* INFORMATION SHOWN *
# # #
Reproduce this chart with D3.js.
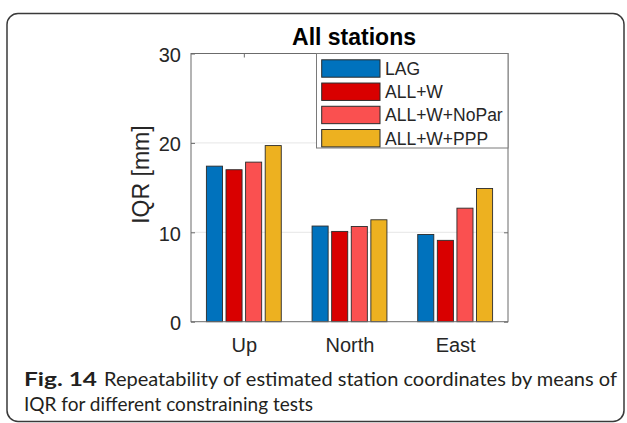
<!DOCTYPE html>
<html>
<head>
<meta charset="utf-8">
<script src="https://cdn.jsdelivr.net/npm/d3@7"></script>
<style>
  html, body { margin: 0; padding: 0; background: #fff; }
  svg { display: block; }
</style>
</head>
<body>
<svg id="chart" width="627" height="423"></svg>
<script>
// ---- data ----
const categories = ["Up", "North", "East"];
const seriesNames = ["LAG", "ALL+W", "ALL+W+NoPar", "ALL+W+PPP"];
const seriesColors = ["#0072BD", "#D90000", "#FA5050", "#EDB120"];
const valuesLAG = [17.4, 10.7, 9.75];
const valuesALLW = [17.0, 10.1, 9.1];
const valuesNoPar = [17.85, 10.65, 12.7];
const valuesPPP = [19.7, 11.4, 14.9];
const yTicks = [0, 10, 20, 30];
const titleText = "All stations";
const yLabelText = "IQR [mm]";
const captionBold = "Fig. 14";
const captionLine1 = "Repeatability of estimated station coordinates by means of";
const captionLine2 = "IQR for different constraining tests";

const seriesValues = [valuesLAG, valuesALLW, valuesNoPar, valuesPPP];

const svg = d3.select("#chart");
const font = "'Liberation Sans', Arial, sans-serif";

// card
svg.append("rect")
  .attr("x", 7).attr("y", 13.5).attr("width", 617).attr("height", 408)
  .attr("rx", 11).attr("ry", 11)
  .attr("fill", "#fff").attr("stroke", "#3a3a3a").attr("stroke-width", 1.5);

// plot area
const L = 191, R = 508, T = 53.5, B = 321.7;
const x = d3.scaleBand().domain(categories).range([L, R]).paddingInner(0).paddingOuter(0);
const xi = d3.scaleBand().domain(seriesNames).range([-39.2, 39.2]).paddingInner(0.18).paddingOuter(0.09);
const y = d3.scaleLinear().domain([0, 30]).range([B, T]);

// grid
svg.append("g").selectAll("line").data(yTicks.filter(t => t > 0 && t < 30)).join("line")
  .attr("x1", L).attr("x2", R).attr("y1", d => y(d)).attr("y2", d => y(d))
  .attr("stroke", "#e6e6e6").attr("stroke-width", 1);

// bars
const barData = [];
categories.forEach((c, ci) => seriesNames.forEach((s, si) => barData.push({c, s, si, v: seriesValues[si][ci]})));
svg.append("g").selectAll("rect").data(barData).join("rect")
  .attr("x", d => x(d.c) + x.bandwidth() / 2 + xi(d.s))
  .attr("width", xi.bandwidth())
  .attr("y", d => y(d.v))
  .attr("height", d => y(0) - y(d.v))
  .attr("fill", d => seriesColors[d.si])
  .attr("stroke", "#2b2b2b").attr("stroke-width", 0.9);

// axes (box with inside ticks)
const axisColor = "#6b6b6b";
const gl = svg.append("g").attr("transform", `translate(${L},0)`)
  .call(d3.axisLeft(y).tickValues(yTicks).tickSize(-4).tickPadding(10));
const gr = svg.append("g").attr("transform", `translate(${R},0)`)
  .call(d3.axisRight(y).tickValues(yTicks).tickSize(-4).tickFormat(""));
const xc = d3.scalePoint().domain(categories).range([x(categories[0]) + x.bandwidth()/2, x(categories[2]) + x.bandwidth()/2]);
const gb = svg.append("g").attr("transform", `translate(0,${B})`)
  .call(d3.axisBottom(xc).tickSize(-4).tickPadding(16));
const gt = svg.append("g").attr("transform", `translate(0,${T})`)
  .call(d3.axisTop(xc).tickSize(-4).tickFormat(""));
[gl, gr, gb, gt].forEach(g => {
  g.select(".domain").remove();
  g.selectAll(".tick line").attr("stroke", axisColor);
  g.selectAll("text").attr("fill", "#262626").style("font-family", font).style("font-size", "20px");
});
gb.selectAll(".tick line").attr("stroke", "none");
gl.selectAll(".tick text").attr("dy", "0.4em");
gb.selectAll(".tick text").attr("dy", "0.71em");
svg.append("rect").attr("x", L).attr("y", T).attr("width", R - L).attr("height", B - T)
  .attr("fill", "none").attr("stroke", axisColor).attr("stroke-width", 1);

// title
svg.append("text").attr("x", 354).attr("y", 45).attr("text-anchor", "middle")
  .style("font-family", font).style("font-size", "23px").style("font-weight", "bold")
  .attr("fill", "#000").text(titleText);

// y label
svg.append("text").attr("transform", `translate(149,${(T + B) / 2 - 13}) rotate(-90)`)
  .attr("text-anchor", "middle")
  .style("font-family", font).style("font-size", "23px").attr("fill", "#262626")
  .text(yLabelText);

// legend
const lg = svg.append("g");
lg.append("rect").attr("x", 316.5).attr("y", T).attr("width", R - 316.5).attr("height", 94.5)
  .attr("fill", "#fff").attr("stroke", "#7a7a7a").attr("stroke-width", 1);
const ly = d3.scalePoint().domain(seriesNames).range([68.5, 138.2]);
lg.selectAll("rect.sw").data(seriesNames).join("rect").attr("class", "sw")
  .attr("x", 321.7).attr("y", d => ly(d) - 8.7).attr("width", 58.3).attr("height", 17.4)
  .attr("fill", (d, i) => seriesColors[i]).attr("stroke", "#2b2b2b").attr("stroke-width", 1);
lg.selectAll("text").data(seriesNames).join("text")
  .attr("x", 385).attr("y", d => ly(d)).attr("dy", "0.36em")
  .style("font-family", font).style("font-size", "17.5px").attr("fill", "#262626")
  .text(d => d);

// caption
const capFont = "Lato, 'Open Sans', sans-serif";
const cap = svg.append("g").attr("fill", "#231f20");
cap.append("text").attr("x", 24).attr("y", 386)
  .style("font-family", capFont).style("font-size", "19px").style("font-weight", "bold")
  .attr("textLength", 73).attr("lengthAdjust", "spacingAndGlyphs").text(captionBold);
cap.append("text").attr("x", 104).attr("y", 386)
  .style("font-family", capFont).style("font-size", "19px")
  .attr("textLength", 513).attr("lengthAdjust", "spacingAndGlyphs").text(captionLine1);
cap.append("text").attr("x", 24).attr("y", 411)
  .style("font-family", capFont).style("font-size", "19px")
  .attr("textLength", 289).attr("lengthAdjust", "spacingAndGlyphs").text(captionLine2);
</script>
</body>
</html>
# # #
* REQUIREMENTS *
Omit every picture while copying the listing above exactly.

* REPLY *
Reproduce this chart with D3.js.
<!DOCTYPE html>
<html>
<head>
<meta charset="utf-8">
<script src="https://cdn.jsdelivr.net/npm/d3@7"></script>
<style>
  html, body { margin: 0; padding: 0; background: #fff; }
  svg { display: block; }
</style>
</head>
<body>
<svg id="chart" width="627" height="423"></svg>
<script>
// ---- data ----
const categories = ["Up", "North", "East"];
const seriesNames = ["LAG", "ALL+W", "ALL+W+NoPar", "ALL+W+PPP"];
const seriesColors = ["#0072BD", "#D90000", "#FA5050", "#EDB120"];
const valuesLAG = [17.4, 10.7, 9.75];
const valuesALLW = [17.0, 10.1, 9.1];
const valuesNoPar = [17.85, 10.65, 12.7];
const valuesPPP = [19.7, 11.4, 14.9];
const yTicks = [0, 10, 20, 30];
const titleText = "All stations";
const yLabelText = "IQR [mm]";
const captionBold = "Fig. 14";
const captionLine1 = "Repeatability of estimated station coordinates by means of";
const captionLine2 = "IQR for different constraining tests";

const seriesValues = [valuesLAG, valuesALLW, valuesNoPar, valuesPPP];

const svg = d3.select("#chart");
const font = "'Liberation Sans', Arial, sans-serif";

// card
svg.append("rect")
  .attr("x", 7).attr("y", 13.5).attr("width", 617).attr("height", 408)
  .attr("rx", 11).attr("ry", 11)
  .attr("fill", "#fff").attr("stroke", "#3a3a3a").attr("stroke-width", 1.5);

// plot area
const L = 191, R = 508, T = 53.5, B = 321.7;
const x = d3.scaleBand().domain(categories).range([L, R]).paddingInner(0).paddingOuter(0);
const xi = d3.scaleBand().domain(seriesNames).range([-39.2, 39.2]).paddingInner(0.18).paddingOuter(0.09);
const y = d3.scaleLinear().domain([0, 30]).range([B, T]);

// grid
svg.append("g").selectAll("line").data(yTicks.filter(t => t > 0 && t < 30)).join("line")
  .attr("x1", L).attr("x2", R).attr("y1", d => y(d)).attr("y2", d => y(d))
  .attr("stroke", "#e6e6e6").attr("stroke-width", 1);

// bars
const barData = [];
categories.forEach((c, ci) => seriesNames.forEach((s, si) => barData.push({c, s, si, v: seriesValues[si][ci]})));
svg.append("g").selectAll("rect").data(barData).join("rect")
  .attr("x", d => x(d.c) + x.bandwidth() / 2 + xi(d.s))
  .attr("width", xi.bandwidth())
  .attr("y", d => y(d.v))
  .attr("height", d => y(0) - y(d.v))
  .attr("fill", d => seriesColors[d.si])
  .attr("stroke", "#2b2b2b").attr("stroke-width", 0.9);

// axes (box with inside ticks)
const axisColor = "#6b6b6b";
const gl = svg.append("g").attr("transform", `translate(${L},0)`)
  .call(d3.axisLeft(y).tickValues(yTicks).tickSize(-4).tickPadding(10));
const gr = svg.append("g").attr("transform", `translate(${R},0)`)
  .call(d3.axisRight(y).tickValues(yTicks).tickSize(-4).tickFormat(""));
const xc = d3.scalePoint().domain(categories).range([x(categories[0]) + x.bandwidth()/2, x(categories[2]) + x.bandwidth()/2]);
const gb = svg.append("g").attr("transform", `translate(0,${B})`)
  .call(d3.axisBottom(xc).tickSize(-4).tickPadding(16));
const gt = svg.append("g").attr("transform", `translate(0,${T})`)
  .call(d3.axisTop(xc).tickSize(-4).tickFormat(""));
[gl, gr, gb, gt].forEach(g => {
  g.select(".domain").remove();
  g.selectAll(".tick line").attr("stroke", axisColor);
  g.selectAll("text").attr("fill", "#262626").style("font-family", font).style("font-size", "20px");
});
gb.selectAll(".tick line").attr("stroke", "none");
gl.selectAll(".tick text").attr("dy", "0.4em");
gb.selectAll(".tick text").attr("dy", "0.71em");
svg.append("rect").attr("x", L).attr("y", T).attr("width", R - L).attr("height", B - T)
  .attr("fill", "none").attr("stroke", axisColor).attr("stroke-width", 1);

// title
svg.append("text").attr("x", 354).attr("y", 45).attr("text-anchor", "middle")
  .style("font-family", font).style("font-size", "23px").style("font-weight", "bold")
  .attr("fill", "#000").text(titleText);

// y label
svg.append("text").attr("transform", `translate(149,${(T + B) / 2 - 13}) rotate(-90)`)
  .attr("text-anchor", "middle")
  .style("font-family", font).style("font-size", "23px").attr("fill", "#262626")
  .text(yLabelText);

// legend
const lg = svg.append("g");
lg.append("rect").attr("x", 316.5).attr("y", T).attr("width", R - 316.5).attr("height", 94.5)
  .attr("fill", "#fff").attr("stroke", "#7a7a7a").attr("stroke-width", 1);
const ly = d3.scalePoint().domain(seriesNames).range([68.5, 138.2]);
lg.selectAll("rect.sw").data(seriesNames).join("rect").attr("class", "sw")
  .attr("x", 321.7).attr("y", d => ly(d) - 8.7).attr("width", 58.3).attr("height", 17.4)
  .attr("fill", (d, i) => seriesColors[i]).attr("stroke", "#2b2b2b").attr("stroke-width", 1);
lg.selectAll("text").data(seriesNames).join("text")
  .attr("x", 385).attr("y", d => ly(d)).attr("dy", "0.36em")
  .style("font-family", font).style("font-size", "17.5px").attr("fill", "#262626")
  .text(d => d);

// caption
const capFont = "Lato, 'Open Sans', sans-serif";
const cap = svg.append("g").attr("fill", "#231f20");
cap.append("text").attr("x", 24).attr("y", 386)
  .style("font-family", capFont).style("font-size", "19px").style("font-weight", "bold")
  .attr("textLength", 73).attr("lengthAdjust", "spacingAndGlyphs").text(captionBold);
cap.append("text").attr("x", 104).attr("y", 386)
  .style("font-family", capFont).style("font-size", "19px")
  .attr("textLength", 513).attr("lengthAdjust", "spacingAndGlyphs").text(captionLine1);
cap.append("text").attr("x", 24).attr("y", 411)
  .style("font-family", capFont).style("font-size", "19px")
  .attr("textLength", 289).attr("lengthAdjust", "spacingAndGlyphs").text(captionLine2);
</script>
</body>
</html>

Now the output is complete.